Upstairs there is the 3 bedroom 2 bath configuration shown here, along with a 2 bedroom option, and even a double master suite arrangement. Plan 917-13 offers

a somewhat smaller 2 bedroom 3 bath variation, as shown here. The floor plan includes a spacious

living room with a cozy inglenook, which was a feature of many Arts & Crafts houses and bungalows from the early 20th century. An island kitchen connects to the living room via sliding doors. Screen porches bracket the dining room, making alfresco meals especially easy! The Homestead Partners' descriptions are fun to read. Here's what they say about this plan: "Going on 40 and still scared of the dark? Of course not. But just in case, this is the house you want: the x-shaped floor plan provides natural light and views from 3 sides of every room." 


Another summer-evocative design is their garage apartment plan, Plan 917-10, offering a 

kitchen/family room opening to a spacious entry deck as well as a shaded patio on the bottom level. 
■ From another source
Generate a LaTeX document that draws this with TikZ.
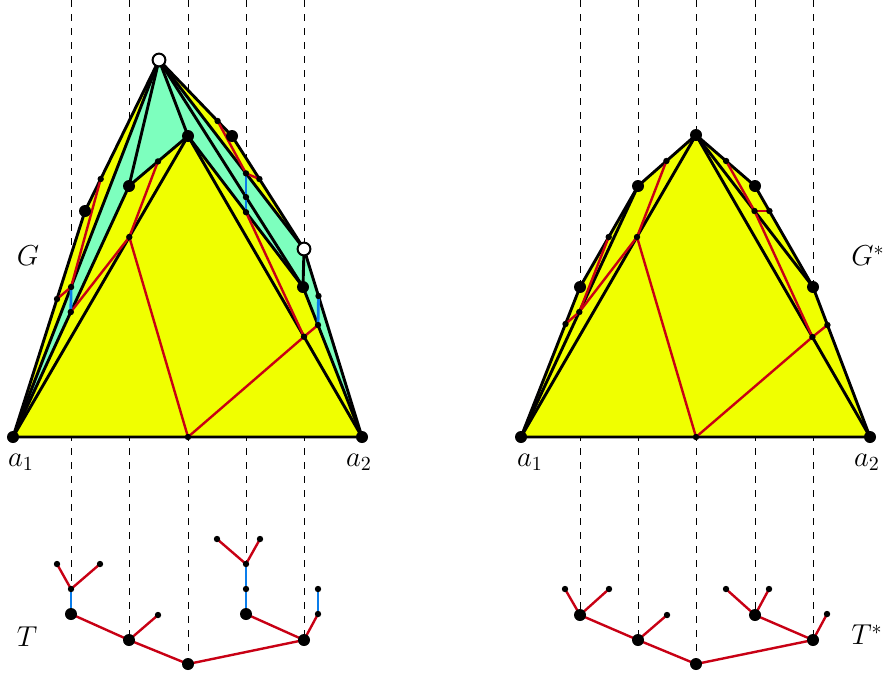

I asked Sallie to talk a little about The Homestead Partners' design approach and she mentioned that they were inspired by vintage cottages from the 1920s on the eastern shore of Lake Michigan. The building materials, roof slopes, and massing of these plans reference that regional palette. She says:

"We embrace natural light, with many(!) windows, views from 2-3 sides of every room, and higher or sloped/vaulted ceilings. We do love the Shingle Style, but we two were even more profoundly influenced by the Midwest's Arts and Crafts/Prairie School. In general we tend not to look at one specific architect or one specific style for inspiration. Both our architecture and urban design work is plan driven; we never think of elevations until our plans are well resolved. For stylistic inspiration we embrace a broad, eclectic mix of vernacular and high culture architecture. We both love anything we find loveable — here and abroad; no politically correct stylistic agenda for us, except that we both embrace asymmetry."

This sounds like design without dogma, where the focus is on functionality, flexibility and fun. I like that approach. It reminds me of a saying by the late San Francisco Bay Region architect William Wurster, one of my heroes: "Architecture is not a goal. Architecture is about life and work and pleasure and for people: the picture frame and not the picture." Thanks, Sallie and Ron!